I tried using nginx and works perfectly the load balancer, but I would like more to use apache if I can.
Regards and thank you for your help.


----------



## SirDice (Dec 9, 2020)

R6exe said:


> All I did was just basically edit the default httpd.conf file.
> I added this at the end of the file:


Don't do that. Create a file in /usr/local/etc/apache24/Includes. At the end of httpd.conf there's an include line that will load everything automatically from that directory. Name doesn't really matter (it only has to end with *.conf) but I like to use numbers followed by a descriptive name. The numbers will make sure things are loaded in the right order. I typically have a 001_default.conf with a `_default_` virtual host configuration and various other files, one for each website, 002_example.com.conf, 003_www.example.com.conf, etc.

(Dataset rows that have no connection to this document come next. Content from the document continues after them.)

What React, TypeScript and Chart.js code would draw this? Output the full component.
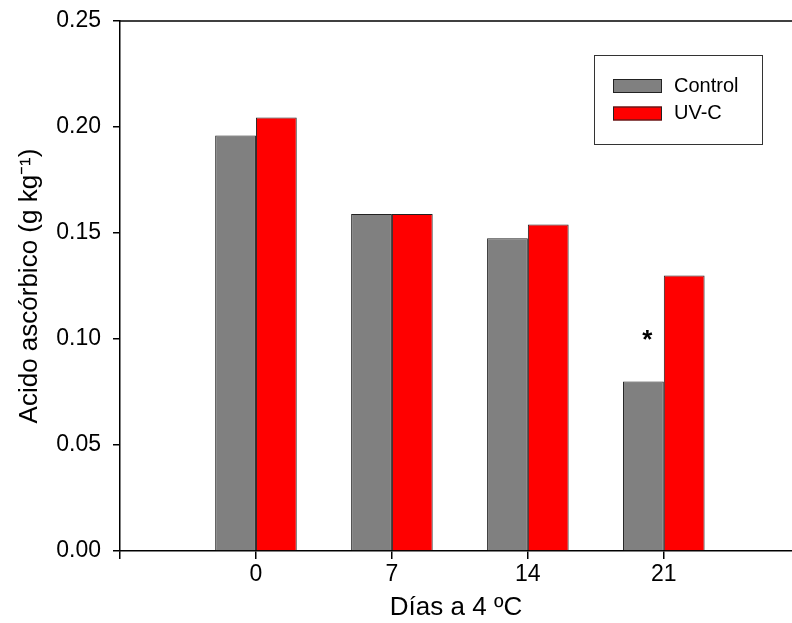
import React, { useEffect, useRef } from 'react';
import { Chart, registerables } from 'chart.js';

Chart.register(...registerables);

const days = [0, 7, 14, 21];
const controlValues = [0.196, 0.159, 0.1475, 0.08];
const uvcValues = [0.2045, 0.159, 0.154, 0.13];
const seriesLabels = ['Control', 'UV-C'];
const seriesColors = ['#808080', '#ff0000'];
const yTickValues = [0, 0.05, 0.1, 0.15, 0.2, 0.25];
const xTickValues = [-7, 0, 7, 14, 21];
const xTitle = 'Días a 4 ºC';
const yTitle = 'Acido ascórbico (g kg⁻¹)';
const markers = [{ day: 21, series: 0, value: 0.103, text: '*' }];

const FONT = "'Liberation Sans', Arial, Helvetica, sans-serif";

export default function App() {
  const ref = useRef<HTMLCanvasElement | null>(null);

  useEffect(() => {
    document.body.style.margin = '0';
    const canvas = ref.current;
    if (!canvas) return;

    const framePlugin = {
      id: 'frame',
      afterDraw(chart: any) {
        const { ctx, chartArea } = chart;
        ctx.save();
        // top frame line
        ctx.strokeStyle = '#000';
        ctx.lineWidth = 1.5;
        ctx.beginPath();
        ctx.moveTo(chartArea.left, chartArea.top);
        ctx.lineTo(chartArea.right, chartArea.top);
        ctx.stroke();

        // significance markers
        const yScale = chart.scales.y;
        markers.forEach((m) => {
          const meta = chart.getDatasetMeta(m.series);
          const idx = days.indexOf(m.day);
          const el = meta.data[idx];
          if (!el) return;
          const fs = 26;
          ctx.font = `bold ${fs}px ${FONT}`;
          ctx.fillStyle = '#000';
          ctx.textAlign = 'center';
          ctx.textBaseline = 'alphabetic';
          ctx.fillText(m.text, el.x + 4, yScale.getPixelForValue(m.value) + fs * 0.58);
        });

        // legend box
        const bx = 594.5;
        const by = 55.5;
        const bw = 168;
        const bh = 89;
        ctx.lineWidth = 1;
        ctx.strokeStyle = '#333';
        ctx.strokeRect(bx, by, bw, bh);
        chart.data.datasets.forEach((ds: any, i: number) => {
          const sy = 79 + i * 27.5;
          ctx.fillStyle = ds.backgroundColor;
          ctx.fillRect(613, sy, 49, 14);
          ctx.strokeStyle = '#222';
          ctx.lineWidth = 1;
          ctx.strokeRect(613.5, sy + 0.5, 48, 13);
          ctx.fillStyle = '#000';
          ctx.font = `20px ${FONT}`;
          ctx.textAlign = 'left';
          ctx.textBaseline = 'middle';
          ctx.fillText(ds.label, 674, sy + 7);
        });
        ctx.restore();
      },
    };

    const chart = new Chart(canvas, {
      type: 'bar',
      data: {
        datasets: [
          {
            label: seriesLabels[0],
            data: days.map((d, i) => ({ x: d, y: controlValues[i] })),
            backgroundColor: seriesColors[0],
            borderColor: '#222',
            borderWidth: 1,
          },
          {
            label: seriesLabels[1],
            data: days.map((d, i) => ({ x: d, y: uvcValues[i] })),
            backgroundColor: seriesColors[1],
            borderColor: '#222',
            borderWidth: 1,
          },
        ],
      },
      options: {
        responsive: false,
        animation: false,
        devicePixelRatio: 1,
        layout: { padding: { top: 21, left: 0, right: 0, bottom: 0 } },
        datasets: { bar: { categoryPercentage: 0.6, barPercentage: 1.0 } },
        plugins: {
          legend: { display: false },
          tooltip: { enabled: false },
        },
        scales: {
          x: {
            type: 'linear',
            min: -7,
            max: 27.6,
            offset: false,
            afterBuildTicks: (scale: any) => {
              scale.ticks = xTickValues.map((v) => ({ value: v }));
            },
            afterFit: (scale: any) => {
              scale.height = 72;
              scale.paddingLeft = 0;
              scale.paddingRight = 0;
            },
            ticks: {
              color: '#000',
              font: { family: FONT, size: 23 },
              padding: 2,
              maxRotation: 0,
              autoSkip: false,
              callback: (v: any) => (Number(v) < 0 ? '' : String(v)),
            },
            grid: {
              offset: false,
              drawOnChartArea: false,
              drawTicks: true,
              tickLength: 8,
              color: '#000',
              lineWidth: 1.5,
            },
            border: { display: true, color: '#000', width: 1.5 },
            title: {
              display: true,
              text: xTitle,
              color: '#000',
              font: { family: FONT, size: 26 },
              padding: { top: 0, bottom: 0 },
            },
          },
          y: {
            type: 'linear',
            min: 0,
            max: 0.25,
            afterBuildTicks: (scale: any) => {
              scale.ticks = yTickValues.map((v) => ({ value: v }));
            },
            afterFit: (scale: any) => {
              scale.width = 120;
              scale.paddingTop = 0;
              scale.paddingBottom = 0;
            },
            ticks: {
              color: '#000',
              font: { family: FONT, size: 23 },
              padding: 12,
              callback: (v: any) => Number(v).toFixed(2),
            },
            grid: {
              drawOnChartArea: false,
              drawTicks: true,
              tickLength: 7,
              color: '#000',
              lineWidth: 1.5,
            },
            border: { display: true, color: '#000', width: 1.5 },
            title: {
              display: true,
              text: yTitle,
              color: '#000',
              font: { family: FONT, size: 26 },
              padding: { top: 14, bottom: 0 },
            },
          },
        },
      },
      plugins: [framePlugin],
    });

    return () => {
      chart.destroy();
    };
  }, []);

  return (
    <div style={{ width: 792, height: 623 }}>
      <canvas ref={ref} width={792} height={623} style={{ display: 'block' }} />
    </div>
  );
}
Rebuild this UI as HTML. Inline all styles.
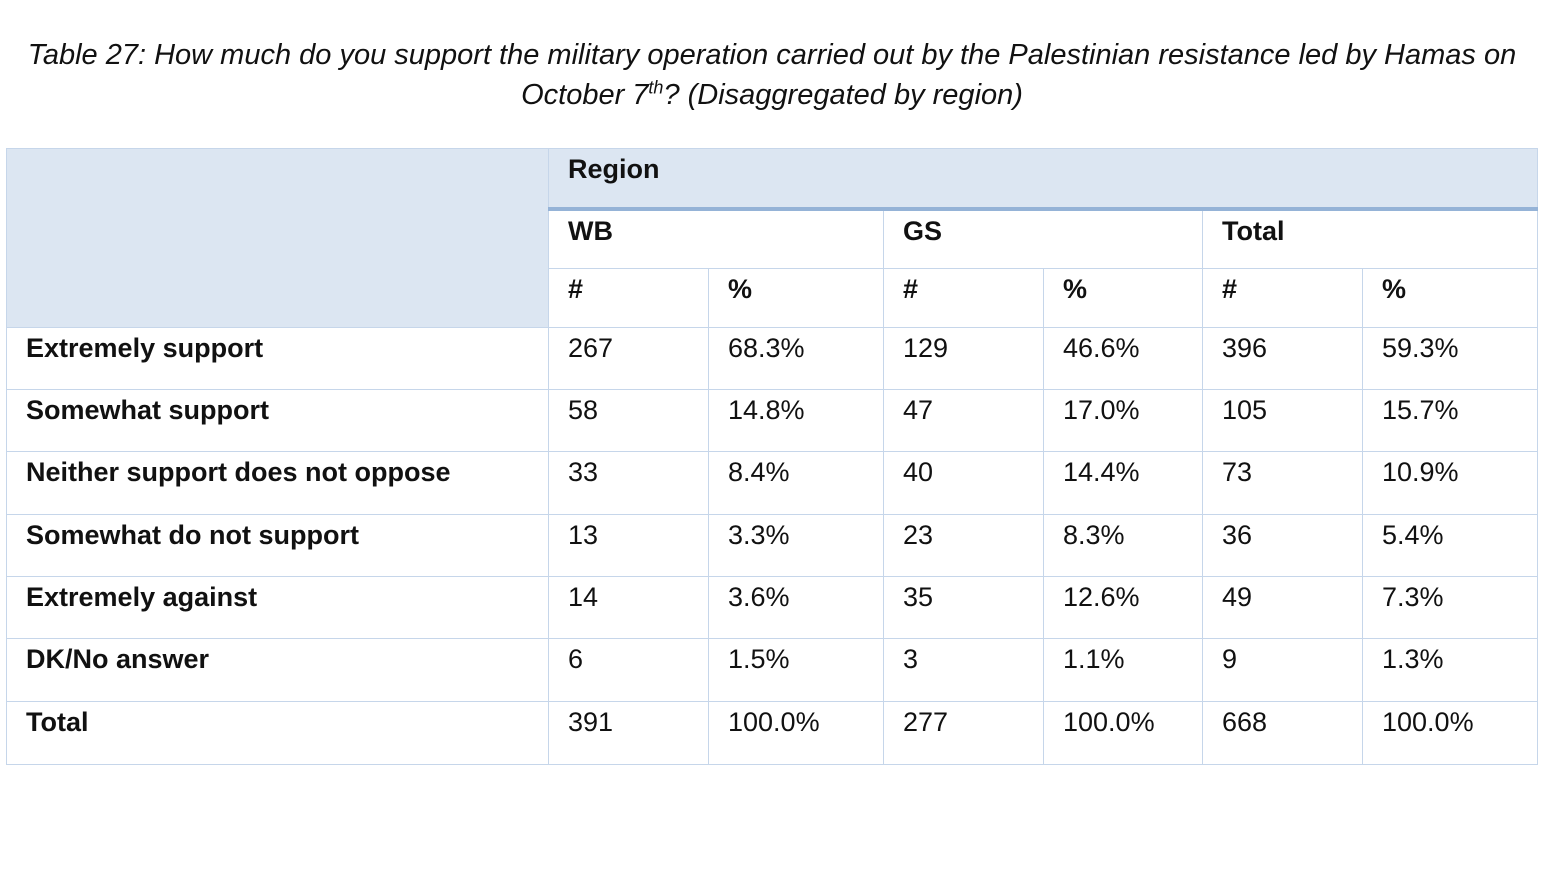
<!DOCTYPE html>
<html><head><meta charset="utf-8"><style>
body{margin:0;width:1544px;height:870px;background:#fff;font-family:"Liberation Sans",sans-serif;color:#111;position:relative;overflow:hidden}
.t{position:absolute;left:0;width:1544px;text-align:center;font-style:italic;font-size:29px;line-height:40px}
table{position:absolute;left:6px;top:148px;border-collapse:collapse;table-layout:fixed;width:1531px}
td{border:1px solid #c6d6ea;padding:6px 0 0 19px;vertical-align:top;font-size:27px;line-height:28px;box-sizing:border-box}
td.l{font-weight:bold;padding-left:19px}
.h td{font-weight:bold}
.bg{background:#dce6f2}
.thick td{border-bottom:4px solid #95b3d7}
</style></head><body>
<div class="t" style="top:35px">Table 27: How much do you support the military operation carried out by the Palestinian resistance led by Hamas on</div>
<div class="t" style="top:75px">October 7<sup style="font-size:18px;line-height:0">th</sup>? (Disaggregated by region)</div>
<table>
<colgroup><col style="width:542px"><col style="width:160px"><col style="width:175px"><col style="width:160px"><col style="width:159px"><col style="width:160px"><col style="width:175px"></colgroup>
<tr class="h thick" style="height:60px"><td class="bg" rowspan="3" style="border-bottom:1px solid #c6d6ea"></td><td class="bg" colspan="6">Region</td></tr>
<tr class="h" style="height:60px"><td colspan="2">WB</td><td colspan="2">GS</td><td colspan="2">Total</td></tr>
<tr class="h" style="height:59px"><td>#</td><td>%</td><td>#</td><td>%</td><td>#</td><td>%</td></tr>
<tr style="height:62px"><td class="l">Extremely support</td><td>267</td><td>68.3%</td><td>129</td><td>46.6%</td><td>396</td><td>59.3%</td></tr>
<tr style="height:62px"><td class="l">Somewhat support</td><td>58</td><td>14.8%</td><td>47</td><td>17.0%</td><td>105</td><td>15.7%</td></tr>
<tr style="height:63px"><td class="l">Neither support does not oppose</td><td>33</td><td>8.4%</td><td>40</td><td>14.4%</td><td>73</td><td>10.9%</td></tr>
<tr style="height:62px"><td class="l">Somewhat do not support</td><td>13</td><td>3.3%</td><td>23</td><td>8.3%</td><td>36</td><td>5.4%</td></tr>
<tr style="height:62px"><td class="l">Extremely against</td><td>14</td><td>3.6%</td><td>35</td><td>12.6%</td><td>49</td><td>7.3%</td></tr>
<tr style="height:63px"><td class="l">DK/No answer</td><td>6</td><td>1.5%</td><td>3</td><td>1.1%</td><td>9</td><td>1.3%</td></tr>
<tr style="height:63px"><td class="l">Total</td><td>391</td><td>100.0%</td><td>277</td><td>100.0%</td><td>668</td><td>100.0%</td></tr>
</table>
</body></html>
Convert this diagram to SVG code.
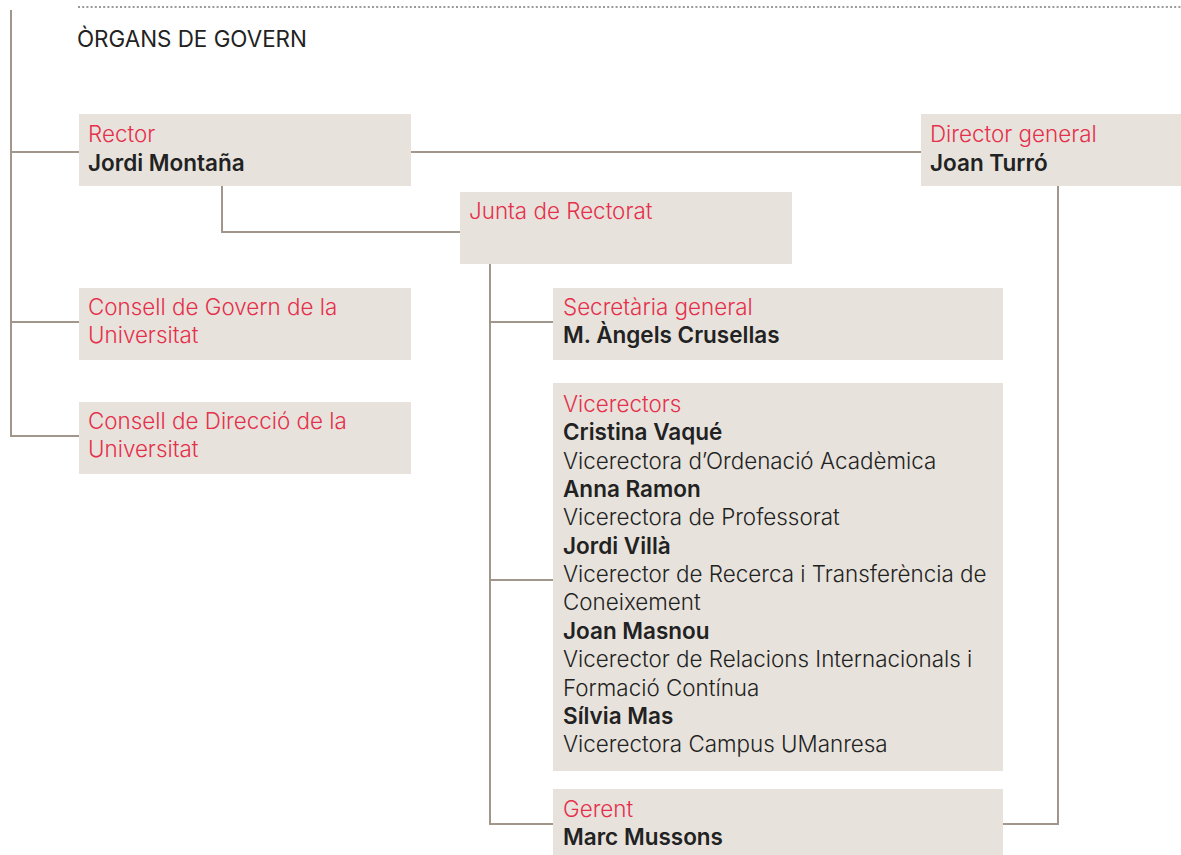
<svg xmlns="http://www.w3.org/2000/svg" width="1181" height="855" viewBox="0 0 1181 855">
<style>
.box{fill:#e7e2dc}
.t{font-family:Inter,"Liberation Sans",sans-serif;font-size:22.4px;font-weight:300}
.red{fill:#e5304b}
.dark{fill:#222}
.b{font-family:Inter,"Liberation Sans",sans-serif;font-size:22.5px;font-weight:600;fill:#222}
.ln{fill:none;stroke:#a0968c;stroke-width:2}
</style>
<rect width="1181" height="855" fill="#fff"/>
<line x1="78" y1="7" x2="1181" y2="7" stroke="#9a9a9a" stroke-width="2" stroke-dasharray="2 2.2"/>
<text class="t dark" x="77" y="47" style="font-weight:400">ÒRGANS DE GOVERN</text>
<g id="connectors">
<path class="ln" d="M11 10V436H79"/>
<path class="ln" d="M11 152H79"/>
<path class="ln" d="M11 322H79"/>
<path class="ln" d="M411 152H921"/>
<path class="ln" d="M222 186V232H460"/>
<path class="ln" d="M490 264V824H553"/>
<path class="ln" d="M490 322H553"/>
<path class="ln" d="M490 580H553"/>
<path class="ln" d="M1058 186V824H1003"/>
</g>
<g id="rector">
<rect class="box" x="79" y="114" width="332" height="72"/>
<text class="t red" x="88" y="142">Rector</text>
<text class="b" x="88" y="171">Jordi Montaña</text>
</g>
<g id="director">
<rect class="box" x="921" y="114" width="260" height="72"/>
<text class="t red" x="930" y="142">Director general</text>
<text class="b" x="930" y="171">Joan Turró</text>
</g>
<g id="junta">
<rect class="box" x="460" y="192" width="332" height="72"/>
<text class="t red" x="469" y="219">Junta de Rectorat</text>
</g>
<g id="consell-govern">
<rect class="box" x="79" y="288" width="332" height="72"/>
<text class="t red" x="88" y="315">Consell de Govern de la</text>
<text class="t red" x="88" y="343">Universitat</text>
</g>
<g id="consell-direccio">
<rect class="box" x="79" y="402" width="332" height="72"/>
<text class="t red" x="88" y="429">Consell de Direcció de la</text>
<text class="t red" x="88" y="457">Universitat</text>
</g>
<g id="secretaria">
<rect class="box" x="553" y="288" width="450" height="72"/>
<text class="t red" x="563" y="315">Secretària general</text>
<text class="b" x="563" y="343">M. Àngels Crusellas</text>
</g>
<g id="vicerectors">
<rect class="box" x="553" y="383" width="450" height="388"/>
<text class="t red" x="563" y="412">Vicerectors</text>
<text class="b" x="563" y="440">Cristina Vaqué</text>
<text class="t dark" x="563" y="468.5">Vicerectora d’Ordenació Acadèmica</text>
<text class="b" x="563" y="497">Anna Ramon</text>
<text class="t dark" x="563" y="525.3">Vicerectora de Professorat</text>
<text class="b" x="563" y="553.7">Jordi Villà</text>
<text class="t dark" x="563" y="582">Vicerector de Recerca i Transferència de</text>
<text class="t dark" x="563" y="610.4">Coneixement</text>
<text class="b" x="563" y="638.8">Joan Masnou</text>
<text class="t dark" x="563" y="667.2">Vicerector de Relacions Internacionals i</text>
<text class="t dark" x="563" y="695.6">Formació Contínua</text>
<text class="b" x="563" y="724">Sílvia Mas</text>
<text class="t dark" x="563" y="752.4">Vicerectora Campus UManresa</text>
</g>
<g id="gerent">
<rect class="box" x="553" y="789" width="450" height="66"/>
<text class="t red" x="563" y="817">Gerent</text>
<text class="b" x="563" y="845">Marc Mussons</text>
</g>
</svg>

As to why it's not working, look in /var/log/httpd-error.log for reasons. I suspect it's because none of the proxy modules are actually enabled in httpd.conf.


----------



## R6exe (Dec 10, 2020)

SirDice said:


> Don't do that. Create a file in /usr/local/etc/apache24/Includes. At the end of httpd.conf there's an include line that will load everything automatically from that directory. Name doesn't really matter (it only has to end with *.conf) but I like to use numbers followed by a descriptive name. The numbers will make sure things are loaded in the right order. I typically have a 001_default.conf with a `_default_` virtual host configuration and various other files, one for each website, 002_example.com.conf, 003_www.example.com.conf, etc.
> 
> As to why it's not working, look in /var/log/httpd-error.log for reasons. I suspect it's because none of the proxy modules are actually enabled in httpd.conf.


Thank you so much, I followed the errors that gave me in the httpd-error.log file and I've finally make it work.
Regards and cheers!


----------